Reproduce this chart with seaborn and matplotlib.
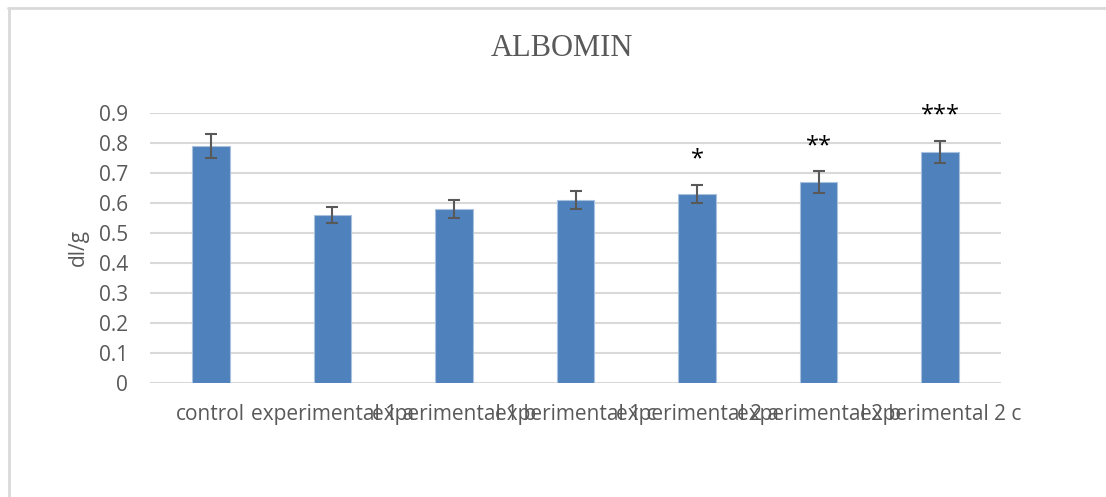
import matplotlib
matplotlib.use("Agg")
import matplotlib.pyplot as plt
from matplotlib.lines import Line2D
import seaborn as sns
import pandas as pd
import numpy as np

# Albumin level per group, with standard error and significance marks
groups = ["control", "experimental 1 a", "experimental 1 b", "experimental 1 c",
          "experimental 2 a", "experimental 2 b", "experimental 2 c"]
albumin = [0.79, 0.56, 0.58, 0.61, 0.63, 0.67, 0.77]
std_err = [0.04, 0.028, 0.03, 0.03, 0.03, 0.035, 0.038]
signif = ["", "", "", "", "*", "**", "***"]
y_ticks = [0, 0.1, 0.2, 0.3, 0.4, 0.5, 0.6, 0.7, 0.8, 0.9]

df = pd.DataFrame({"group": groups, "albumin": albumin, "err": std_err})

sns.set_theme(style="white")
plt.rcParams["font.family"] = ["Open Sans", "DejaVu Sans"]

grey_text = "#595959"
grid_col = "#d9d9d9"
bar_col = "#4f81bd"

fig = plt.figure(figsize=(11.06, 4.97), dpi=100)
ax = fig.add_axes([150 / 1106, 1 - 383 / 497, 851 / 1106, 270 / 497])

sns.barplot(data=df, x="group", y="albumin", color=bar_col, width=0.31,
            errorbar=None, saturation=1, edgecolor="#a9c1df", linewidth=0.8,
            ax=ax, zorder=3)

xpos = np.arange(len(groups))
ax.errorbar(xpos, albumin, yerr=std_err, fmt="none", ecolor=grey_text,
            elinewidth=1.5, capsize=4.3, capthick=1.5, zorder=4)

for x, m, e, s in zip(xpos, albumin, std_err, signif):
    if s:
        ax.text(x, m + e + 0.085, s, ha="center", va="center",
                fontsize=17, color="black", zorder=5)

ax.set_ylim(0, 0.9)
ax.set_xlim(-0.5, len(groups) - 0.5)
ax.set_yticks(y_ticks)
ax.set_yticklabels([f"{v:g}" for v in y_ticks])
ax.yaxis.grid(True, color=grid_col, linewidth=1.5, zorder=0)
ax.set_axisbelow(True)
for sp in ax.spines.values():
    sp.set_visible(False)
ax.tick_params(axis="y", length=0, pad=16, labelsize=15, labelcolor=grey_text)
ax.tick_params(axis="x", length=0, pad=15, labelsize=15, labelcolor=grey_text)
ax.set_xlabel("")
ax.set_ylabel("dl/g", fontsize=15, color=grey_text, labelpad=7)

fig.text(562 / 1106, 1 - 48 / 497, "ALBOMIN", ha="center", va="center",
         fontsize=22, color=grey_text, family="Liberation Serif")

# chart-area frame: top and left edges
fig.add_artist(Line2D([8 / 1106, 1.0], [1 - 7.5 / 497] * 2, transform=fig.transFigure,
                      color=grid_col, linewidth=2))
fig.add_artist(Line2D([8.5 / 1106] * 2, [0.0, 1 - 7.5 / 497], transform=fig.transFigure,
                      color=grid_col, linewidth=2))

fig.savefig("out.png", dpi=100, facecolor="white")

········

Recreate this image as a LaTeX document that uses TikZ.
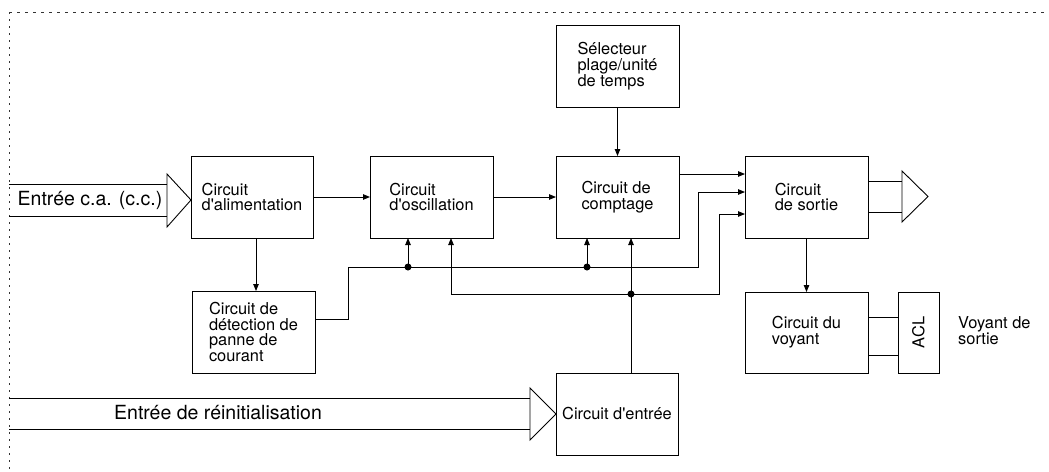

········

→ WORK REQUIRED:
Retype the section that opens with the line holding "Reproduce this chart" and closes with the line holding "ax=ax, zorder=3)", exactly as it reads, without any pictures.

→ PROBLEM SOLUTION:
Reproduce this chart with seaborn and matplotlib.
import matplotlib
matplotlib.use("Agg")
import matplotlib.pyplot as plt
from matplotlib.lines import Line2D
import seaborn as sns
import pandas as pd
import numpy as np

# Albumin level per group, with standard error and significance marks
groups = ["control", "experimental 1 a", "experimental 1 b", "experimental 1 c",
          "experimental 2 a", "experimental 2 b", "experimental 2 c"]
albumin = [0.79, 0.56, 0.58, 0.61, 0.63, 0.67, 0.77]
std_err = [0.04, 0.028, 0.03, 0.03, 0.03, 0.035, 0.038]
signif = ["", "", "", "", "*", "**", "***"]
y_ticks = [0, 0.1, 0.2, 0.3, 0.4, 0.5, 0.6, 0.7, 0.8, 0.9]

df = pd.DataFrame({"group": groups, "albumin": albumin, "err": std_err})

sns.set_theme(style="white")
plt.rcParams["font.family"] = ["Open Sans", "DejaVu Sans"]

grey_text = "#595959"
grid_col = "#d9d9d9"
bar_col = "#4f81bd"

fig = plt.figure(figsize=(11.06, 4.97), dpi=100)
ax = fig.add_axes([150 / 1106, 1 - 383 / 497, 851 / 1106, 270 / 497])

sns.barplot(data=df, x="group", y="albumin", color=bar_col, width=0.31,
            errorbar=None, saturation=1, edgecolor="#a9c1df", linewidth=0.8,
            ax=ax, zorder=3)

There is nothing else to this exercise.